── Available data ──

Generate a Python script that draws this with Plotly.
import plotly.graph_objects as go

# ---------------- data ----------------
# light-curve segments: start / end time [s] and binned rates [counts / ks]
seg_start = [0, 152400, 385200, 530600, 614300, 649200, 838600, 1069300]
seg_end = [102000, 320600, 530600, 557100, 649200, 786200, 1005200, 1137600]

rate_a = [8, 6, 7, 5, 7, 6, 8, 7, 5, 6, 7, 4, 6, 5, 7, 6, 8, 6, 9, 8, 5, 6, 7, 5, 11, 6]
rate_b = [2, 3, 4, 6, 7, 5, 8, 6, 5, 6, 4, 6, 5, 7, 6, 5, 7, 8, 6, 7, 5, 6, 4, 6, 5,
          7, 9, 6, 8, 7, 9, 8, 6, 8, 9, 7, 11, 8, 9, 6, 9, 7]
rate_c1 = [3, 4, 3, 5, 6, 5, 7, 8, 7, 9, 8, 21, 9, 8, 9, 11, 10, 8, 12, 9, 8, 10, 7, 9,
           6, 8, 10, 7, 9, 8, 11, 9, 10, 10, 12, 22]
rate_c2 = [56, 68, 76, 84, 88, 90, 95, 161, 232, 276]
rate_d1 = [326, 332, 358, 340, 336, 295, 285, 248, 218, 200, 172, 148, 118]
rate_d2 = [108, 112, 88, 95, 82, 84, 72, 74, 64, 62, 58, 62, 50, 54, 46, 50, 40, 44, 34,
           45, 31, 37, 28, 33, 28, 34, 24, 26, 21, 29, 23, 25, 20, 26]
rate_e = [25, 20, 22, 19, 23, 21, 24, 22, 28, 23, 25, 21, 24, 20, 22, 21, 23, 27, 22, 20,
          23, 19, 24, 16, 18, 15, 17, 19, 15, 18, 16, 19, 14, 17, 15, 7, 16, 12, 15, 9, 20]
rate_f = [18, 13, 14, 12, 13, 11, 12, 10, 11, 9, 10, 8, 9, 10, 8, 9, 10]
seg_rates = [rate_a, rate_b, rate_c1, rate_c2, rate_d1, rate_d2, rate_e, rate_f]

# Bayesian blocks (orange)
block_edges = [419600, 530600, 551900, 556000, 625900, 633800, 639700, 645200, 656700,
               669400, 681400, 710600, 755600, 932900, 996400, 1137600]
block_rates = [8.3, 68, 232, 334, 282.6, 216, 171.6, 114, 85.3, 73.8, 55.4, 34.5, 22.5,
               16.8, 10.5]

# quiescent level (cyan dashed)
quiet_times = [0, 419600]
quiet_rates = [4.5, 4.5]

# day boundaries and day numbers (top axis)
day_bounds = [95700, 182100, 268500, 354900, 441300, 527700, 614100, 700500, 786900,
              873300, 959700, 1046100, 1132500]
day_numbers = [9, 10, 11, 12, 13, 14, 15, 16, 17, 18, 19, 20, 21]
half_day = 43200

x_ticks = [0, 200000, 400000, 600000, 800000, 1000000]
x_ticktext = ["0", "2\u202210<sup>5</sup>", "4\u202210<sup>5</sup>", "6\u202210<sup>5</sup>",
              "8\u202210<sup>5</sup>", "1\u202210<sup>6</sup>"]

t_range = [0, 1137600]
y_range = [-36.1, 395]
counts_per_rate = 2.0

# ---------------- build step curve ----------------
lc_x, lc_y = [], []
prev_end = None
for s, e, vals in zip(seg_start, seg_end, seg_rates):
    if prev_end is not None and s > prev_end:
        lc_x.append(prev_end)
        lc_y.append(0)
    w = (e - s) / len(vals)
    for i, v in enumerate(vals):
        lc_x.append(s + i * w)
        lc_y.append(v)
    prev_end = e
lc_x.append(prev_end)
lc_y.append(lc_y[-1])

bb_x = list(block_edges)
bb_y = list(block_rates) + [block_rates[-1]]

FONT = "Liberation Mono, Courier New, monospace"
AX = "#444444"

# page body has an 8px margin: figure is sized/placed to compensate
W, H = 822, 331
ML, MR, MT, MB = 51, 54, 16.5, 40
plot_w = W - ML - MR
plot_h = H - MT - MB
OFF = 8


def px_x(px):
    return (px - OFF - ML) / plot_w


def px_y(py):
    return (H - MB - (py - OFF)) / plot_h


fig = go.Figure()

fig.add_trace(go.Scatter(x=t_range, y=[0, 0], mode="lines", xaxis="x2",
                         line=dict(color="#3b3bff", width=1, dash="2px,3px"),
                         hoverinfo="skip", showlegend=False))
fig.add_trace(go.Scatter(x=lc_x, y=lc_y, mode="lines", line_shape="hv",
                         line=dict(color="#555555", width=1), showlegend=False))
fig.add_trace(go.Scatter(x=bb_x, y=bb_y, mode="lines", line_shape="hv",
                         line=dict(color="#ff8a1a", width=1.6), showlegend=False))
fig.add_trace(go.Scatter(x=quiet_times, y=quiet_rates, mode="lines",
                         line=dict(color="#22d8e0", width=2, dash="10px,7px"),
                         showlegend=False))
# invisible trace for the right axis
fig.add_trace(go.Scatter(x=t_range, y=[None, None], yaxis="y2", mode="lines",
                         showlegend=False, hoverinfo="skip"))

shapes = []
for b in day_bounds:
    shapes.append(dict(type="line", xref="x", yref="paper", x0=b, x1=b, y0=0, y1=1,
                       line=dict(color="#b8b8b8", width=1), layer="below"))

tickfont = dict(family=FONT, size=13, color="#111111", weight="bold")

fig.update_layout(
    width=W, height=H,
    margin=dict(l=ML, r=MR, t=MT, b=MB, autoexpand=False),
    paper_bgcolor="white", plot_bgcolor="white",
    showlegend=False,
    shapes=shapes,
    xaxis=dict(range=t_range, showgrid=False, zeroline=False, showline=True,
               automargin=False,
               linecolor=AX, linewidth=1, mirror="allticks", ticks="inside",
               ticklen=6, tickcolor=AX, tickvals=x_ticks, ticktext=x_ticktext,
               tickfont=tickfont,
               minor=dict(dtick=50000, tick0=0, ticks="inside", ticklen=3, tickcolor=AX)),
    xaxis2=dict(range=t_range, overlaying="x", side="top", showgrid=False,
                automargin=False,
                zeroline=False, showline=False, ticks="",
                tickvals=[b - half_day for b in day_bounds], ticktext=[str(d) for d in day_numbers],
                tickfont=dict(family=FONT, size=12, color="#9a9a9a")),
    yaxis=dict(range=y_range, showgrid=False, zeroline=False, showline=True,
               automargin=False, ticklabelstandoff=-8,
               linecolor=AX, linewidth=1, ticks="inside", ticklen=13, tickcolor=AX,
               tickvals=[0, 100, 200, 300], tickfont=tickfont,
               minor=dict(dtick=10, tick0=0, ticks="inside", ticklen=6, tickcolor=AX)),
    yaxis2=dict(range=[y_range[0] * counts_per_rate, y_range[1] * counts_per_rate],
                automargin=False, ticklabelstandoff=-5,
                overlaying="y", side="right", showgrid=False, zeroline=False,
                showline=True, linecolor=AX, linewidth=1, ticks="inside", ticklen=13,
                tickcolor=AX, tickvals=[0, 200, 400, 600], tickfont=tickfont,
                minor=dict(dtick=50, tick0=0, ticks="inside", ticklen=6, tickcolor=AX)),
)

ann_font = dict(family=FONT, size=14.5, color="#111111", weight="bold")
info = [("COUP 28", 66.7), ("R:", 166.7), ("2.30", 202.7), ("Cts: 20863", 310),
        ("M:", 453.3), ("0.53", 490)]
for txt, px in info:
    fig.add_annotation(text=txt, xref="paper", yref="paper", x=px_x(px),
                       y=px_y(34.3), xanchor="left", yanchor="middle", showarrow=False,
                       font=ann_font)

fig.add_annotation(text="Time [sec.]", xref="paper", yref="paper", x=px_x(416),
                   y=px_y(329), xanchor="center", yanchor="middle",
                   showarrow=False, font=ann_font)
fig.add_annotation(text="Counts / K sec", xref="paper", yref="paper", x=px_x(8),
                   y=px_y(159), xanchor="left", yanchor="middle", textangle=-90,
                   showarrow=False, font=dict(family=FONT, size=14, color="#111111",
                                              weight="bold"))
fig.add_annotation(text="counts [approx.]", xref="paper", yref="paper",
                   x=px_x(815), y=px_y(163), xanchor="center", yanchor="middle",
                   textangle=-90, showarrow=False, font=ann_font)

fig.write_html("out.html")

───
── Available data ──

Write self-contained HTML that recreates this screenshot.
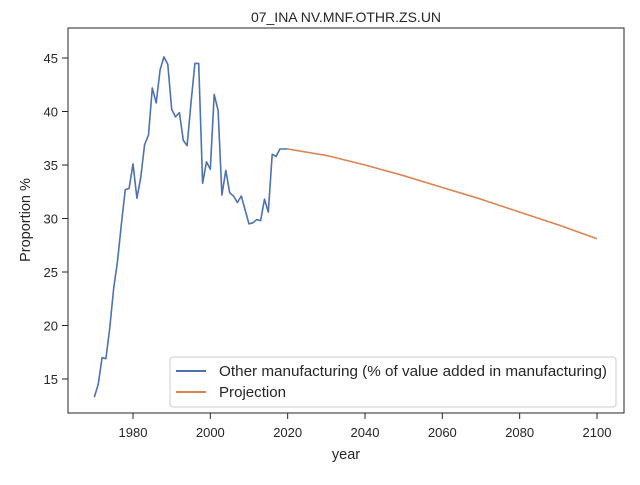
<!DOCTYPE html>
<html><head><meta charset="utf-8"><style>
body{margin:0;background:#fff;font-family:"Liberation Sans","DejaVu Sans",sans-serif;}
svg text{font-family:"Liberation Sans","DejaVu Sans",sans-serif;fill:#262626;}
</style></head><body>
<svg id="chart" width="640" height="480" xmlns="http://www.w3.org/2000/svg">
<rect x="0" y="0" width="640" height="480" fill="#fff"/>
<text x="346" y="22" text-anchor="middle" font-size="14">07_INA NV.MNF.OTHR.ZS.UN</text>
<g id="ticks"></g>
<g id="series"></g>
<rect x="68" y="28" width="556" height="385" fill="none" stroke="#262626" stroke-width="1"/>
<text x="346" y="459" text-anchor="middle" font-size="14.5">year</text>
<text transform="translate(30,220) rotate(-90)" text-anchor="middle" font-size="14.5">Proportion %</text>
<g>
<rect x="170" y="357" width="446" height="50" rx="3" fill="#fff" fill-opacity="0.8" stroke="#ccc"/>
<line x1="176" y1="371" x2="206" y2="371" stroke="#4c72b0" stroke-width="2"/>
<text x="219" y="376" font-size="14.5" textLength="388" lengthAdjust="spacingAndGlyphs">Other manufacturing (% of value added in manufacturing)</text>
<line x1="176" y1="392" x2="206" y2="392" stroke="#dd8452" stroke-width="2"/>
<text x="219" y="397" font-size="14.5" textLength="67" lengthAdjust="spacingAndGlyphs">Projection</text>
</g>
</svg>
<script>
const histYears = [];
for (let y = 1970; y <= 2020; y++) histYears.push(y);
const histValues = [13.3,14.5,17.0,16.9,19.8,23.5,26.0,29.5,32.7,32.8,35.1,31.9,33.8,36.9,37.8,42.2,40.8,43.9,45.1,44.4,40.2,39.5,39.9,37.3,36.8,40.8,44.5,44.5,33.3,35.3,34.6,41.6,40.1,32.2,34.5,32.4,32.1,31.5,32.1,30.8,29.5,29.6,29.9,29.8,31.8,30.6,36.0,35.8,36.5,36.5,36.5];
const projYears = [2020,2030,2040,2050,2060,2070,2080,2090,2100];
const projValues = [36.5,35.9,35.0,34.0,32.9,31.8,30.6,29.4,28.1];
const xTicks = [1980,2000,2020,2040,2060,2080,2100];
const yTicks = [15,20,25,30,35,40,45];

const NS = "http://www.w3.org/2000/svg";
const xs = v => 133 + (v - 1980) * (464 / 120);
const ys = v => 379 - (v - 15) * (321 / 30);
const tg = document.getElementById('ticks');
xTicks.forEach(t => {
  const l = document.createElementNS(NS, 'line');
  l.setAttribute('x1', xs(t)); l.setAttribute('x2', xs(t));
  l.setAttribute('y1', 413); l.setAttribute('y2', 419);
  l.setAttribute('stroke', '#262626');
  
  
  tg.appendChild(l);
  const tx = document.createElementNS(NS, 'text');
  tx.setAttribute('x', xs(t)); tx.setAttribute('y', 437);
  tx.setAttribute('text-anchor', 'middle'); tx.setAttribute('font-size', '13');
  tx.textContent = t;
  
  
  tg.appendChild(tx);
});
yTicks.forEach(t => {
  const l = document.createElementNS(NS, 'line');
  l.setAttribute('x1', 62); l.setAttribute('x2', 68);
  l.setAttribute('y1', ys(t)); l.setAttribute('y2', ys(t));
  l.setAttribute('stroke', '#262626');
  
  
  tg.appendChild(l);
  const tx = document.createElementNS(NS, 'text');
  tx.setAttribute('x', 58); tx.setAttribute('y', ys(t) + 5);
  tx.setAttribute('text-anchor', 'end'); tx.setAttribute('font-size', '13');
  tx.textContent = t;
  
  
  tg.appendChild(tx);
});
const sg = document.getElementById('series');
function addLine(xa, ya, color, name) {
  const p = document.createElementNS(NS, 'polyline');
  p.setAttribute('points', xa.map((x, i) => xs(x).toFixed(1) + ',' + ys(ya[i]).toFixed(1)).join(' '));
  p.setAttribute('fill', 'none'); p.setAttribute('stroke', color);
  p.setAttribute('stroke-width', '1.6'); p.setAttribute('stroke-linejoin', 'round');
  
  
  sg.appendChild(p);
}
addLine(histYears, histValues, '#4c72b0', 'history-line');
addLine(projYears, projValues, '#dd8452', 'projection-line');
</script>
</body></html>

───
── Available data ──

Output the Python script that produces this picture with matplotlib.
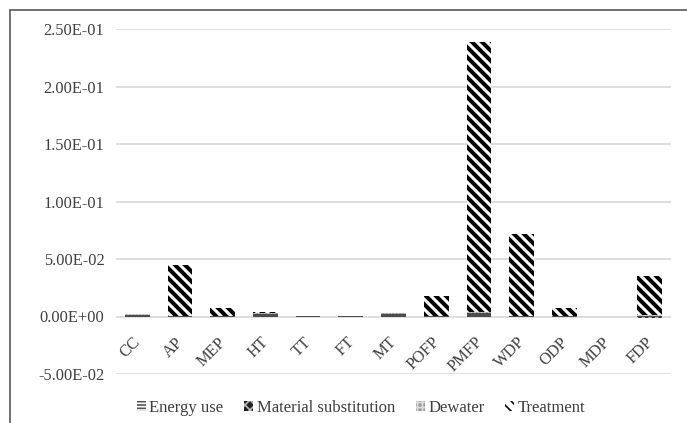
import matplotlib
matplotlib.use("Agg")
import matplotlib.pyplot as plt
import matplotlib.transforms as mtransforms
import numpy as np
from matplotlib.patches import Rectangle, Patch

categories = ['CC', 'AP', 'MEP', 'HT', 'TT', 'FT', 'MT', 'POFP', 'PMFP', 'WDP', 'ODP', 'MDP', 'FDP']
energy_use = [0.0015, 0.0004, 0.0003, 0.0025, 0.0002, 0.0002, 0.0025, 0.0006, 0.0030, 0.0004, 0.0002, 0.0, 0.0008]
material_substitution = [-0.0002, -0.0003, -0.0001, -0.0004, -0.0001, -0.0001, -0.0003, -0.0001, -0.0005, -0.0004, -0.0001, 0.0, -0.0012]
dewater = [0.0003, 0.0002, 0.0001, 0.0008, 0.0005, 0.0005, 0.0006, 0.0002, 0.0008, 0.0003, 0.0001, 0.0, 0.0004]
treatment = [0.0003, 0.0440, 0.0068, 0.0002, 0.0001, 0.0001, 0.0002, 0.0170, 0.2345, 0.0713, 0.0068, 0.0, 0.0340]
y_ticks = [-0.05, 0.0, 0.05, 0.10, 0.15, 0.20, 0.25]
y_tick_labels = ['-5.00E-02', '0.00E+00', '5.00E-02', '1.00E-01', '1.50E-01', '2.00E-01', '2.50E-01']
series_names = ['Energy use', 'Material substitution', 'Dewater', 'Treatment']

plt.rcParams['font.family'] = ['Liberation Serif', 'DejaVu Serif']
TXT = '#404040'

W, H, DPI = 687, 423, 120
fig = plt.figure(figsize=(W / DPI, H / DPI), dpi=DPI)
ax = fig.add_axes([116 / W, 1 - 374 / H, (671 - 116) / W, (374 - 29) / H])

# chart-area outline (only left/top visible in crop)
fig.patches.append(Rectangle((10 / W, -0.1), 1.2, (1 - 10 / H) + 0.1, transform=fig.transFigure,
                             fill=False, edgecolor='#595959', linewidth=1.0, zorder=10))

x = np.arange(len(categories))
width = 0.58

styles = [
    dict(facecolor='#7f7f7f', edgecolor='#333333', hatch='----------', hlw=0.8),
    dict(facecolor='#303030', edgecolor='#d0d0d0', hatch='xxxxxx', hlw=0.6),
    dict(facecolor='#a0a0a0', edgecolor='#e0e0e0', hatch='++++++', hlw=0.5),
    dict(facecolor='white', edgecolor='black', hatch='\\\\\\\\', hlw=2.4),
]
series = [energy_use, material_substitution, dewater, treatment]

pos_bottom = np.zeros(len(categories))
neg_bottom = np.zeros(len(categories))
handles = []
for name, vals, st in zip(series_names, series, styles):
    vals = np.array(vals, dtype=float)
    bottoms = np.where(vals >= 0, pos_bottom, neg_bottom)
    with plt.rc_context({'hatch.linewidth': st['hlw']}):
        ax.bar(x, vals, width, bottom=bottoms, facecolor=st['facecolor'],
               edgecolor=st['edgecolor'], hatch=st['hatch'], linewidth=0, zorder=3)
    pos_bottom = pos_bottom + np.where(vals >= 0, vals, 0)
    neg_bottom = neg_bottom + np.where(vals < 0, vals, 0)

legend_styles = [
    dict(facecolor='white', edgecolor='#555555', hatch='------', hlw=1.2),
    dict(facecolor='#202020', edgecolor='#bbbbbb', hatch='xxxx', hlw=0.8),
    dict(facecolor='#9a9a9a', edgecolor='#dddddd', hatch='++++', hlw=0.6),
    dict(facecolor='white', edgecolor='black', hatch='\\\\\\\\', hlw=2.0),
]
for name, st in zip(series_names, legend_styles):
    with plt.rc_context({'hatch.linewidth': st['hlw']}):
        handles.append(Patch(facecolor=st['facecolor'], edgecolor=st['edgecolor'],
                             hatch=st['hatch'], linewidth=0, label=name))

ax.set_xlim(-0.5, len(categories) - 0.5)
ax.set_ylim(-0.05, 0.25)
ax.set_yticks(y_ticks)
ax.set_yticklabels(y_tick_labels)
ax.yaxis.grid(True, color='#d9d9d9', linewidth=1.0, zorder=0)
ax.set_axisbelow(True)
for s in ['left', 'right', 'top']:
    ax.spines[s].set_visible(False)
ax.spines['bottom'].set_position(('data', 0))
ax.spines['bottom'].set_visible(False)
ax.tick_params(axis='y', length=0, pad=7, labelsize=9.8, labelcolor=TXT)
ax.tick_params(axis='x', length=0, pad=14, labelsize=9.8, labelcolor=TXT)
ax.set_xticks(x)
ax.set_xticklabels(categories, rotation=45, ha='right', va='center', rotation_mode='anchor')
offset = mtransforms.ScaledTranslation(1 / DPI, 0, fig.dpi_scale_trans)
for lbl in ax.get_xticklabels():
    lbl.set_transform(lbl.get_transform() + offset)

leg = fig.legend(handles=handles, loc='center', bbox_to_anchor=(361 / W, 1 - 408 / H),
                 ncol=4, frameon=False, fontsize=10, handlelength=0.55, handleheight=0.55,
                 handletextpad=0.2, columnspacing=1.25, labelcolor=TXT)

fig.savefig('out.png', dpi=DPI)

───

** Task statement **
With the first line being the one containing "Generate a Python" and the last line the one containing "786200, 1005200, 1137600]", transcribe exactly the lines above that fall in that range.

** Exercise answer **
Generate a Python script that draws this with Plotly.
import plotly.graph_objects as go

# ---------------- data ----------------
# light-curve segments: start / end time [s] and binned rates [counts / ks]
seg_start = [0, 152400, 385200, 530600, 614300, 649200, 838600, 1069300]
seg_end = [102000, 320600, 530600, 557100, 649200, 786200, 1005200, 1137600]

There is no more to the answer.